-- AIM OF THE EXERCISE --
Write each line of the material exactly as given, from the top through the line that contains "(0,0) rectangle (896,932);", and omit all pictures.

-- DATA SHOWN --
----------

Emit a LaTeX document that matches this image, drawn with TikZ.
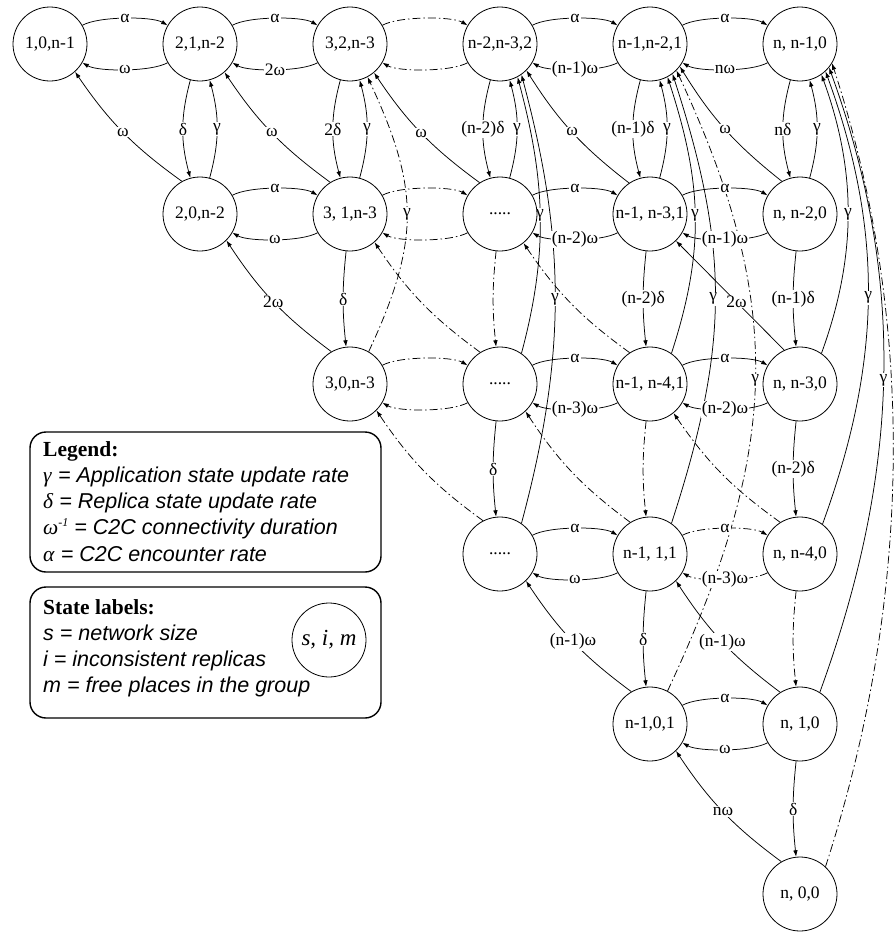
\documentclass[tikz,border=0pt]{standalone}
\usepackage{fontspec}
\setmainfont{Liberation Serif}
\newfontfamily\lgsf{Liberation Sans}
\usetikzlibrary{arrows.meta,backgrounds}
\begin{document}
\begin{tikzpicture}[x=1pt,y=-1pt,
  st/.style={circle,draw,fill=white,line width=0.8pt,minimum size=74pt,inner sep=0pt,font=\fontsize{17.5pt}{20pt}\selectfont},
  tr/.style={line width=0.75pt,-{Latex[length=6.5pt,width=4.5pt]}},
  dd/.style={dash pattern=on 8pt off 3pt on 1.5pt off 3pt},
  lab/.style={fill=white,inner sep=1pt,font=\fontsize{17.5pt}{20pt}\selectfont},
  hz/.style={bend left=30,looseness=.55},
  vp/.style={bend right=15},
  vs/.style={bend right=6},
  dg/.style={bend left=10},
  box/.style={draw,rounded corners=16pt,line width=1.4pt,inner sep=0pt},
  txt/.style={anchor=base west,inner sep=0pt,font=\fontsize{21.5pt}{26pt}\selectfont},
]
\useasboundingbox (0,0) rectangle (896,932);

% ---- states (s, i, m) ----
\node[st] (a1) at (50,44)  {1,0,n-1};
\node[st] (a2) at (200,44) {2,1,n-2};
\node[st] (a3) at (350,44) {3,2,n-3};
\node[st] (a4) at (500,44) {n-2,n-3,2};
\node[st] (a5) at (650,44) {n-1,n-2,1};
\node[st] (a6) at (800,44) {n, n-1,0};

\node[st] (b2) at (200,214) {2,0,n-2};
\node[st] (b3) at (350,214) {3, 1,n-3};
\node[st] (b4) at (500,214) {.....};
\node[st] (b5) at (650,214) {n-1, n-3,1};
\node[st] (b6) at (800,214) {n, n-2,0};

\node[st] (c3) at (350,384) {3,0,n-3};
\node[st] (c4) at (500,384) {.....};
\node[st] (c5) at (650,384) {n-1, n-4,1};
\node[st] (c6) at (800,384) {n, n-3,0};

\node[st] (d4) at (500,554) {.....};
\node[st] (d5) at (650,554) {n-1, 1,1};
\node[st] (d6) at (800,554) {n, n-4,0};

\node[st] (e5) at (650,724) {n-1,0,1};
\node[st] (e6) at (800,724) {n, 1,0};

\node[st] (f6) at (800,894) {n, 0,0};

\begin{scope}[on background layer]
% ---- long gamma arcs back to the top row ----
\draw[tr,dd] (f6.47) to[out=72,in=-72,looseness=.88] (a6.-31);
\draw[tr] (e6.58) to[out=70,in=-70,looseness=.94] node[lab]{γ} (a6.-39);
\draw[tr] (d6.53) to[out=70,in=-70,looseness=.97] node[lab]{γ} (a6.-47);
\draw[tr] (c6.55) to[out=70,in=-70,looseness=.95] node[lab]{γ} (a6.-55);

\draw[tr,dd] (e5.62) to[out=65,in=-65,looseness=1.08] node[lab]{γ} (a5.-45);
\draw[tr] (d5.55) to[out=72,in=-72,looseness=1.06] node[lab,pos=.5,xshift=-2pt]{γ} (a5.-53);
\draw[tr] (c5.55) to[out=72,in=-72,looseness=1.02] node[lab]{γ} (a5.-62);

\draw[tr] (d4.55) to[out=75,in=-75,looseness=.99] node[lab]{γ} (a4.-55);
\draw[tr] (c4.55) to[out=75,in=-75,looseness=.98] node[lab]{γ} (a4.-62);

\draw[tr,dd] (c3.60) to[out=65,in=-65,looseness=1.14] node[lab]{γ} (a3.-62);

% ---- diagonal omega transitions ----
\draw[tr] (b2.119) to[dg] node[lab]{ω} (a1.-48);
\draw[tr] (b3.122) to[dg] node[lab]{ω} (a2.-49);
\draw[tr] (c3.120) to[dg] node[lab]{2ω} (b2.-45);
\draw[tr] (b4.123) to[dg] node[lab]{ω} (a3.-50);
\draw[tr] (b5.124) to[dg] node[lab]{ω} (a4.-45);
\draw[tr] (b6.119) to[dg] node[lab]{ω} (a5.-37);
\draw[tr] (c6.115) to node[lab,pos=.44,inner sep=0.5pt]{2ω} (b5.-46);
\draw[tr] (e5.120) to[dg] node[lab]{(n-1)ω} (d4.-46);
\draw[tr] (e6.122) to[dg] node[lab]{(n-1)ω} (d5.-46);
\draw[tr] (f6.120) to[dg] node[lab]{nω} (e5.-46);

\draw[tr,dd] (c4.122) to[dg] (b3.-49);
\draw[tr,dd] (d4.117) to[dg] (c3.-45);
\draw[tr,dd] (c5.123) to[dg] (b4.-51);
\draw[tr,dd] (d5.122) to[dg] (c4.-47);
\draw[tr,dd] (d6.122) to[dg] (c5.-51);

% ---- horizontal alpha / omega pairs ----
\draw[tr] (a1) to[hz] node[lab]{α} (a2);
\draw[tr] (a2) to[hz] node[lab]{ω} (a1);
\draw[tr] (a2) to[hz] node[lab]{α} (a3);
\draw[tr] (a3) to[hz] node[lab]{2ω} (a2);
\draw[tr,dd] (a3) to[hz] (a4);
\draw[tr,dd] (a4) to[hz] (a3);
\draw[tr] (a4) to[hz] node[lab]{α} (a5);
\draw[tr] (a5) to[hz] node[lab]{(n-1)ω} (a4);
\draw[tr] (a5) to[hz] node[lab]{α} (a6);
\draw[tr] (a6) to[hz] node[lab]{nω} (a5);

\draw[tr] (b2) to[hz] node[lab]{α} (b3);
\draw[tr] (b3) to[hz] node[lab]{ω} (b2);
\draw[tr,dd] (b3) to[hz] (b4);
\draw[tr,dd] (b4) to[hz] (b3);
\draw[tr] (b4) to[hz] node[lab]{α} (b5);
\draw[tr] (b5) to[hz] node[lab]{(n-2)ω} (b4);
\draw[tr] (b5) to[hz] node[lab]{α} (b6);
\draw[tr] (b6) to[hz] node[lab]{(n-1)ω} (b5);

\draw[tr,dd] (c3) to[hz] (c4);
\draw[tr,dd] (c4) to[hz] (c3);
\draw[tr] (c4) to[hz] node[lab]{α} (c5);
\draw[tr] (c5) to[hz] node[lab]{(n-3)ω} (c4);
\draw[tr] (c5) to[hz] node[lab]{α} (c6);
\draw[tr] (c6) to[hz] node[lab]{(n-2)ω} (c5);

\draw[tr] (d4) to[hz] node[lab]{α} (d5);
\draw[tr] (d5) to[hz] node[lab]{ω} (d4);
\draw[tr,dd] (d5) to[hz] node[lab]{α} (d6);
\draw[tr,dd] (d6) to[hz] node[lab]{(n-3)ω} (d5);

\draw[tr] (e5) to[hz] node[lab]{α} (e6);
\draw[tr] (e6) to[hz] node[lab]{ω} (e5);

% ---- vertical delta / gamma pairs ----
\draw[tr] (a2) to[vp] node[lab]{δ} (b2);
\draw[tr] (b2) to[vp] node[lab]{γ} (a2);
\draw[tr] (a3) to[vp] node[lab]{2δ} (b3);
\draw[tr] (b3) to[vp] node[lab]{γ} (a3);
\draw[tr] (a4) to[vp] node[lab]{(n-2)δ} (b4);
\draw[tr] (b4) to[vp] node[lab]{γ} (a4);
\draw[tr] (a5) to[vp] node[lab]{(n-1)δ} (b5);
\draw[tr] (b5) to[vp] node[lab]{γ} (a5);
\draw[tr] (a6) to[vp] node[lab]{nδ} (b6);
\draw[tr] (b6) to[vp] node[lab]{γ} (a6);

% ---- single downward delta steps ----
\draw[tr] (b3) to[vs] node[lab]{δ} (c3);
\draw[tr,dd] (b4) to[vs] (c4);
\draw[tr] (c4) to[vs] node[lab]{δ} (d4);
\draw[tr] (b5) to[vs] node[lab]{(n-2)δ} (c5);
\draw[tr,dd] (c5) to[vs] (d5);
\draw[tr] (d5) to[vs] node[lab]{δ} (e5);
\draw[tr] (b6) to[vs] node[lab]{(n-1)δ} (c6);
\draw[tr] (c6) to[vs] node[lab]{(n-2)δ} (d6);
\draw[tr,dd] (d6) to[vs] (e6);
\draw[tr] (e6) to[vs] node[lab]{δ} (f6);
\end{scope}

% ---- legend ----
\node[box,minimum width=351pt,minimum height=140pt] (legend) at (205.5,502) {};
\node[txt] (lg0) at (43,456) {\textbf{Legend:}};
\node[txt] (lg1) at (43,482) {\textit{γ}{\lgsf\itshape\ = Application state update rate}};
\node[txt] (lg2) at (43,508) {\textit{δ}{\lgsf\itshape\ = Replica state update rate}};
\node[txt] (lg3) at (43,534) {\textit{ω}\raisebox{8pt}{\fontsize{12pt}{12pt}\selectfont\itshape -1}{\lgsf\itshape\ = C2C connectivity duration}};
\node[txt] (lg4) at (43,561) {\textit{α}{\lgsf\itshape\ = C2C encounter rate}};

\node[box,minimum width=351pt,minimum height=131pt] (states) at (205.5,652.5) {};
\node[txt] (sl0) at (43,614) {\textbf{State labels:}};
\node[txt] (sl1) at (43,640) {\lgsf\itshape s = network size};
\node[txt] (sl2) at (43,666) {\lgsf\itshape i = inconsistent replicas};
\node[txt] (sl3) at (43,692) {\lgsf\itshape m = free places in the group};
\node[st,font=\fontsize{23pt}{26pt}\selectfont\itshape] (sim) at (329,640) {s, i, m};
\end{tikzpicture}
\end{document}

----------

-- ANSWER FOR THIS EXERCISE --
Emit a LaTeX document that matches this image, drawn with TikZ.
\documentclass[tikz,border=0pt]{standalone}
\usepackage{fontspec}
\setmainfont{Liberation Serif}
\newfontfamily\lgsf{Liberation Sans}
\usetikzlibrary{arrows.meta,backgrounds}
\begin{document}
\begin{tikzpicture}[x=1pt,y=-1pt,
  st/.style={circle,draw,fill=white,line width=0.8pt,minimum size=74pt,inner sep=0pt,font=\fontsize{17.5pt}{20pt}\selectfont},
  tr/.style={line width=0.75pt,-{Latex[length=6.5pt,width=4.5pt]}},
  dd/.style={dash pattern=on 8pt off 3pt on 1.5pt off 3pt},
  lab/.style={fill=white,inner sep=1pt,font=\fontsize{17.5pt}{20pt}\selectfont},
  hz/.style={bend left=30,looseness=.55},
  vp/.style={bend right=15},
  vs/.style={bend right=6},
  dg/.style={bend left=10},
  box/.style={draw,rounded corners=16pt,line width=1.4pt,inner sep=0pt},
  txt/.style={anchor=base west,inner sep=0pt,font=\fontsize{21.5pt}{26pt}\selectfont},
]
\useasboundingbox (0,0) rectangle (896,932);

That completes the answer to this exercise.